Specific Share Identification

Specific-share identification, the second way to calculate cost basis, is for meticulous investors only. If you've kept careful records of when you bought stock or fund shares and how much you paid for them, you can ask a mutual fund or broker to sell specific shares. Normally, these shares would be the ones you paid the most for, since they would generate the smallest taxable gains.

But there's a catch. Gains are taxed at different rates depending on how long you've held the shares. Profits made on shares you've held for a year or less are taxed at rates significantly higher than those levied on shares held longer than a year. So consider the matter carefully before deciding to hawk expensive newer shares.

Single-Category Averaging

Another method for mutual fund investors is single-category averaging. Divide the total cost you paid for your shares by the total number of shares you own and voila, you have your average-cost basis for each share. Single-category averaging is quite popular with investors because it doesn't take much energy to calculate. But once you begin using it to compute cost basis, the IRS prohibits switching to another method without prior approval.

Double-Category Averaging

Finally, there's double-category averaging. Mutual fund shares are divided into short-term and long-term gains and are then averaged for cost basis. Of course, different tax rates apply to each category, and you must tell your mutual fund in writing how many shares from each category you want to sell. Definitely not a process for the faint of heart.

What's the Difference?

Which method works best varies from situation to situation.

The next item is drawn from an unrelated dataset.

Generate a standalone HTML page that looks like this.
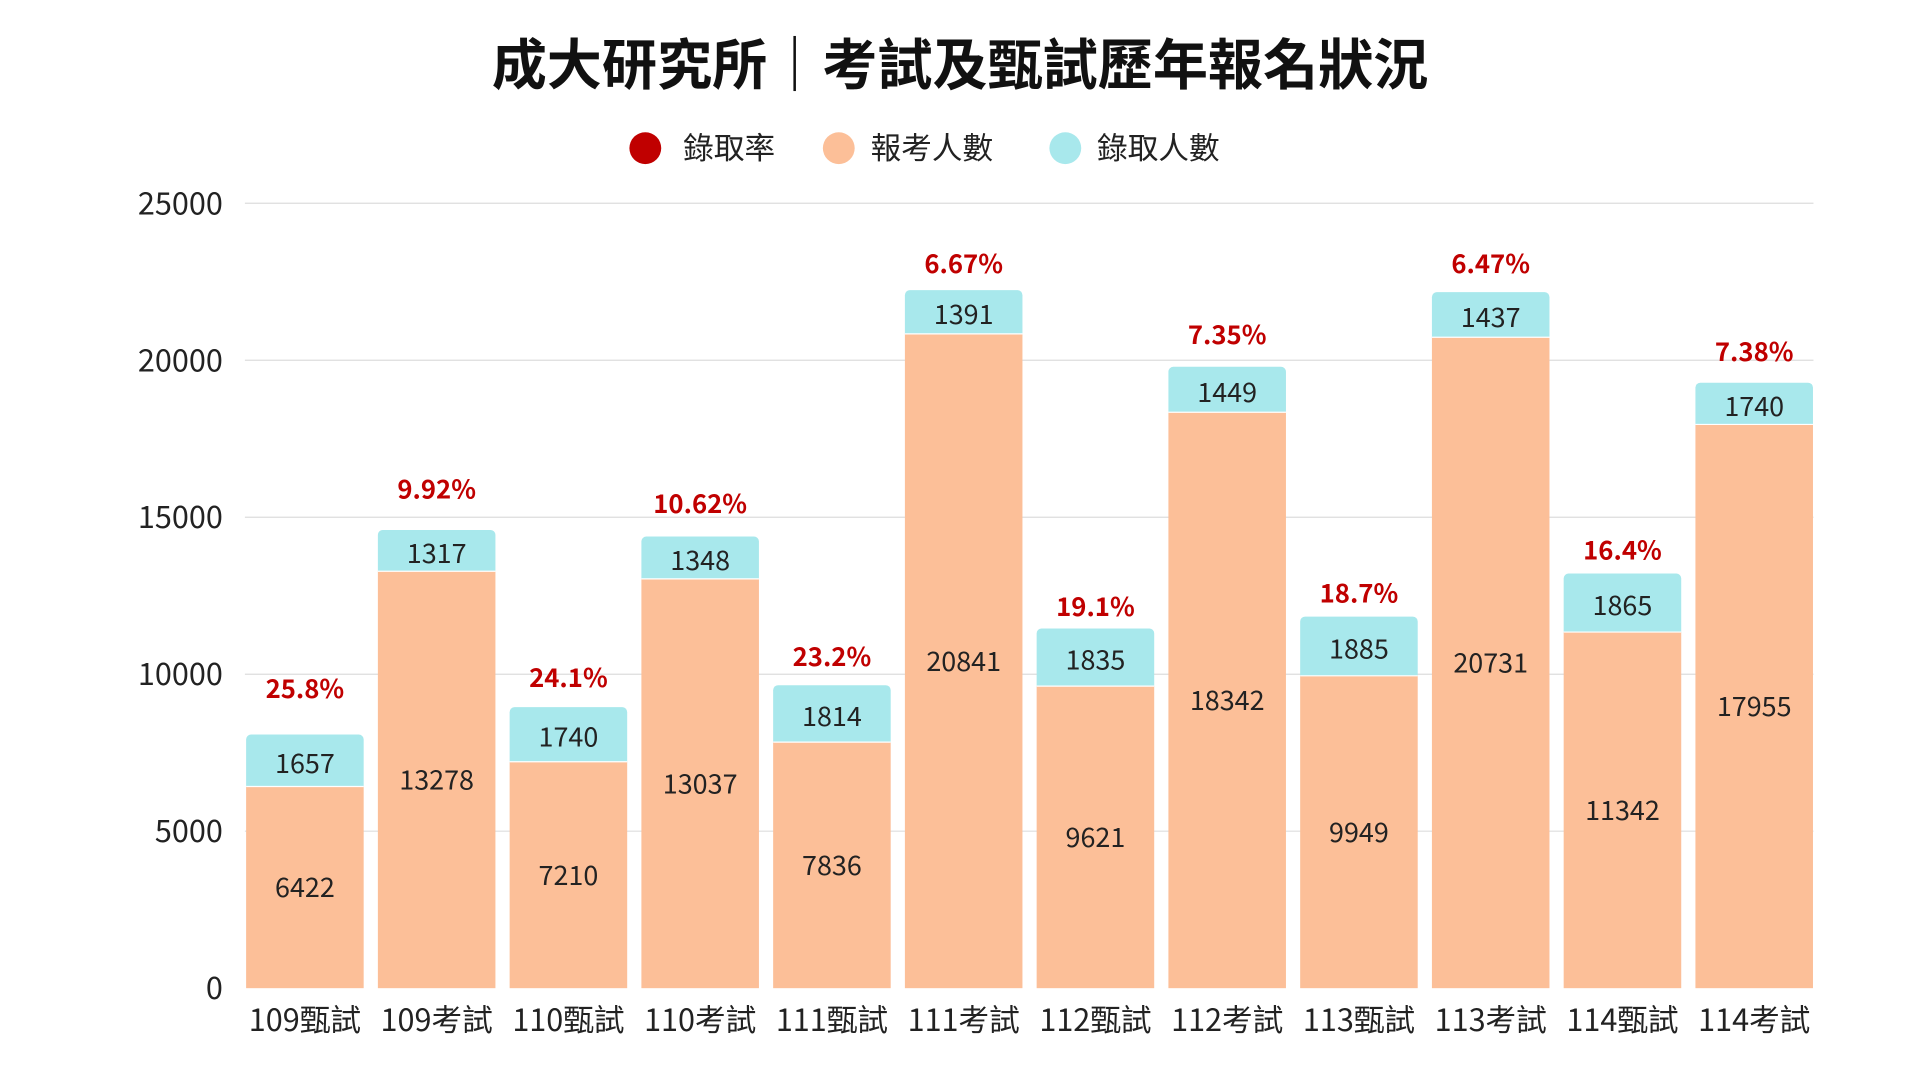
<!DOCTYPE html>
<html><head><meta charset="utf-8"><style>
html,body{margin:0;padding:0;background:#fff;width:1920px;height:1080px;overflow:hidden}
svg{display:block}
text{font-family:"Noto Sans CJK TC","Liberation Sans",sans-serif}
</style></head><body>
<svg id="c" width="1920" height="1080" viewBox="0 0 1568 882" preserveAspectRatio="none" xmlns="http://www.w3.org/2000/svg">
<text x="784" y="69" text-anchor="middle" font-size="45" font-weight="bold" fill="#111">成大研究所｜考試及甄試歷年報名狀況</text>
<circle cx="527" cy="121" r="13" fill="#c00000"/>
<text x="558" y="130" font-size="25" fill="#222">錄取率</text>
<circle cx="685" cy="121" r="13" fill="#fcbf98"/>
<text x="711" y="130" font-size="25" fill="#222">報考人數</text>
<circle cx="870" cy="121" r="13" fill="#a8e8ec"/>
<text x="896" y="130" font-size="25" fill="#222">錄取人數</text>
</svg>
<script>
const s=document.getElementById('c'),NS='http://www.w3.org/2000/svg';
function el(t,a,txt){const e=document.createElementNS(NS,t);for(const k in a)e.setAttribute(k,a[k]);if(txt!=null)e.textContent=txt;s.appendChild(e);return e;}
const Y=v=>807-v*0.02564;
for(let v=0;v<=25000;v+=5000){
 if(v>0)el('line',{x1:200,x2:1481,y1:Y(v),y2:Y(v),stroke:'#ddd','stroke-width':1});
 el('text',{x:182,y:Y(v)+9,'text-anchor':'end','font-size':25,fill:'#222'},v);
}
const d=[["109甄試",6422,1657,"25.8%",562],["109考試",13278,1317,"9.92%",399],["110甄試",7210,1740,"24.1%",553],["110考試",13037,1348,"10.62%",411],["111甄試",7836,1814,"23.2%",536],["111考試",20841,1391,"6.67%",215],["112甄試",9621,1835,"19.1%",495],["112考試",18342,1449,"7.35%",273],["113甄試",9949,1885,"18.7%",484],["113考試",20731,1437,"6.47%",215],["114甄試",11342,1865,"16.4%",449],["114考試",17955,1330,"7.38%",287]];
const lbl=[1657,1317,1740,1348,1814,1391,1835,1449,1885,1437,1865,1740];
d.forEach((r,i)=>{
 const x=201+i*107.6,w=96,cx=x+w/2;
 const yp=Y(r[1]),yt=Y(r[1]+r[2]);
 el('rect',{x:x,y:yt,width:w,height:yp-yt+4,rx:4,fill:'#a8e8ec'});
 el('rect',{x:x,y:yp,width:w,height:807-yp,fill:'#fcbf98'});
 el('line',{x1:x,x2:x+w,y1:yp,y2:yp,stroke:'#fff','stroke-width':1});
 el('text',{x:cx,y:(yp+807)/2+8,'text-anchor':'middle','font-size':22,fill:'#222'},r[1]);
 el('text',{x:cx,y:(yt+yp)/2+10,'text-anchor':'middle','font-size':22,fill:'#222'},lbl[i]);
 el('text',{x:cx,y:r[4]+8,'text-anchor':'middle','font-size':21,'font-weight':'bold',fill:'#c00000'},r[3]);
 el('text',{x:cx,y:842,'text-anchor':'middle','font-size':25,fill:'#222'},r[0]);
});
</script>
</body></html>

Let's take an example. Robert bought 25 shares of the no-load Raging Bull Fund at $9 apiece in 1998. He purchased another 50 shares at $10 apiece in 2000, and 25 shares at $11 each in 2002. In early 2003, he decided to sell 30 of his 100 shares at $12 apiece, for a total sale of $360. Assuming all his gains are long term, which method for calculating cost basis should he use, and what will his taxable gains be?

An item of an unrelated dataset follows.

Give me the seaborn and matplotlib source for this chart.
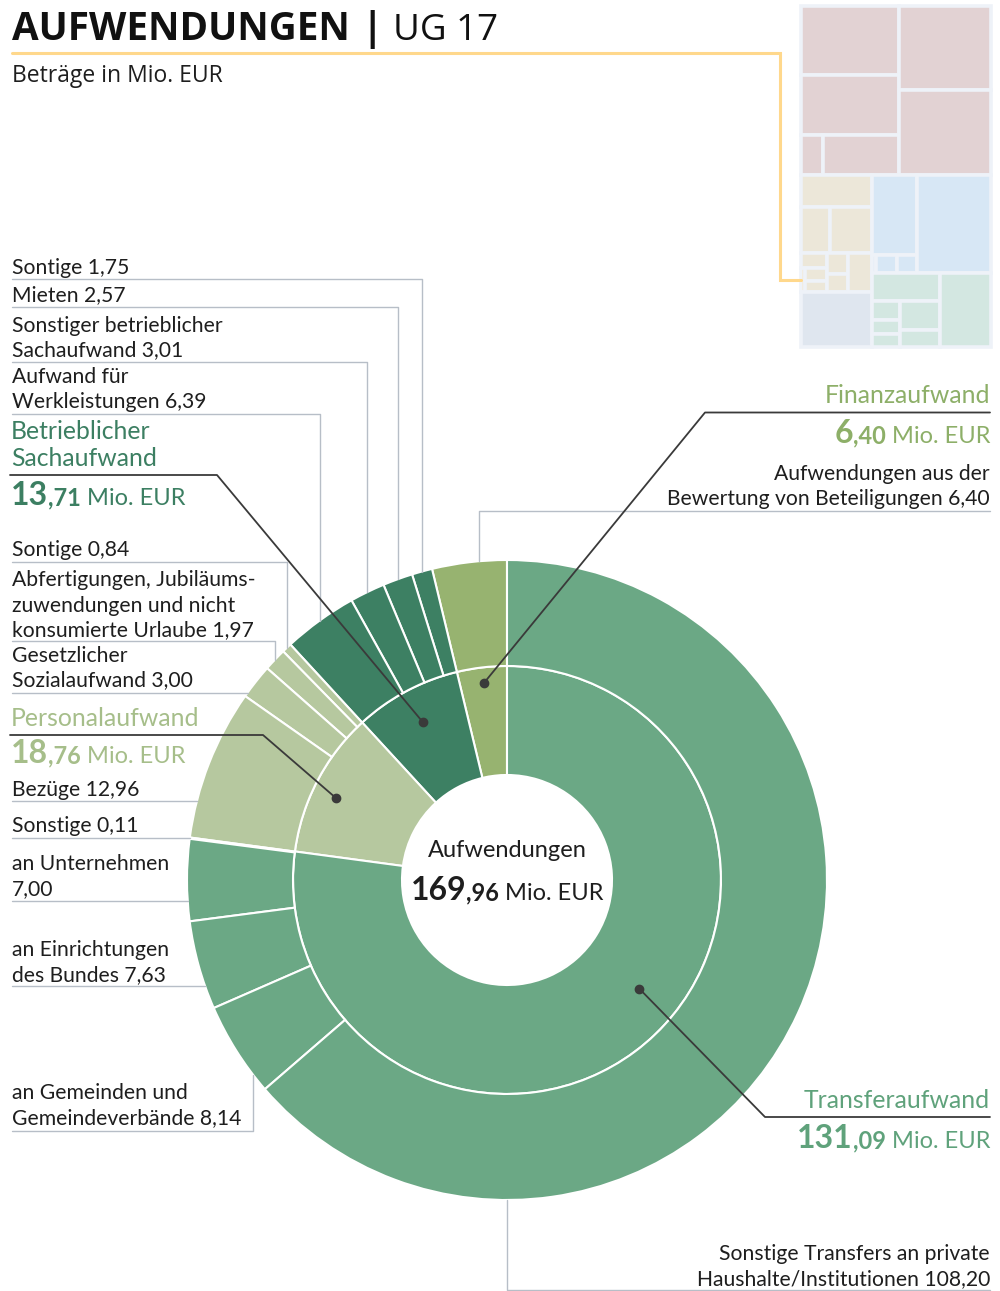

If Robert uses FIFO, he'd sell his oldest shares first. The calculation:

(25 x $9) + (5 x $10) = $275 cost basis

His taxable gains would be his total sale minus his cost basis, or:

$360 - $275 = $85

If Robert chooses the specific-share identification method, he'd sell his most expensive shares first.

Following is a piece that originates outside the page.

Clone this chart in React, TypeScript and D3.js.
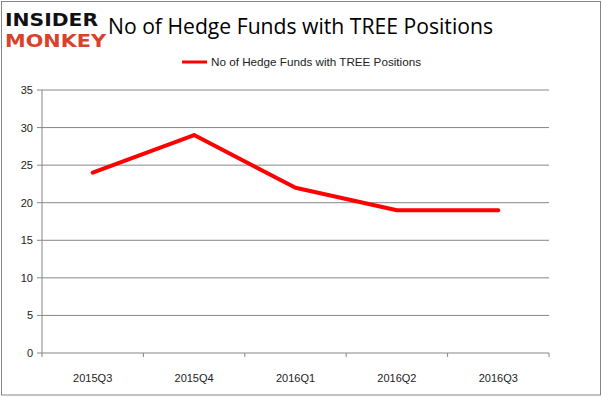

(25 x $11) + (5 x $10) = $325 cost basis

His taxable gains would be:

$360 - $325 = $35

If Robert goes the single-category averaging route, he'd divide the total cost of shares by the total number of shares owned to get his average share price. He'd then multiple by number of shares sold for total cost basis.

(25 x $9) + (50 x $10) + (25 x $11)

x 30 = $300

100

His taxable gains would be:

$360 - $300 = $60

Robert can't use the double-category averaging method, because all his gains are long term.

Robert minimizes his taxable gains by using the specific-shares method: His taxable gains are just $35 versus $85 under FIFO and $60 using the single-category averaging method. With a little effort and a calculator, you can reduce Uncle Sam's take, too.

Quiz 507
There is only one correct answer to each question.

1 What is cost basis?
a. The amount you pay the IRS when you sell shares.
b. The price you paid for a security, including commissions and other expenses.
c. Your fund's annual costs.
2 To determine your profit or loss in a fund:
a. Subtract the cost basis from the current selling price.
b. Subtract the current selling price from the cost basis.
c. Add together the cost basis and the current selling price.
3 Which method for calculating cost basis is best?
a. FIFO.
b. Specific shares.
c. It depends on the situation.
4 In the single-category averaging method:
a. You sell the first shares you bought.
b. You divide the total cost you paid for your shares by the total number of shares you own and get an average cost basis for each share.
c. You ask the fund to sell shares you paid the most for but have held for at least one year.
5 The double-category averaging method for caculating cost basis is only applicable if:
a. You have both short- and long-term gains.
b. You made a lump-sum investment and haven't added to it since.
c. You want to sell your entire position in the fund.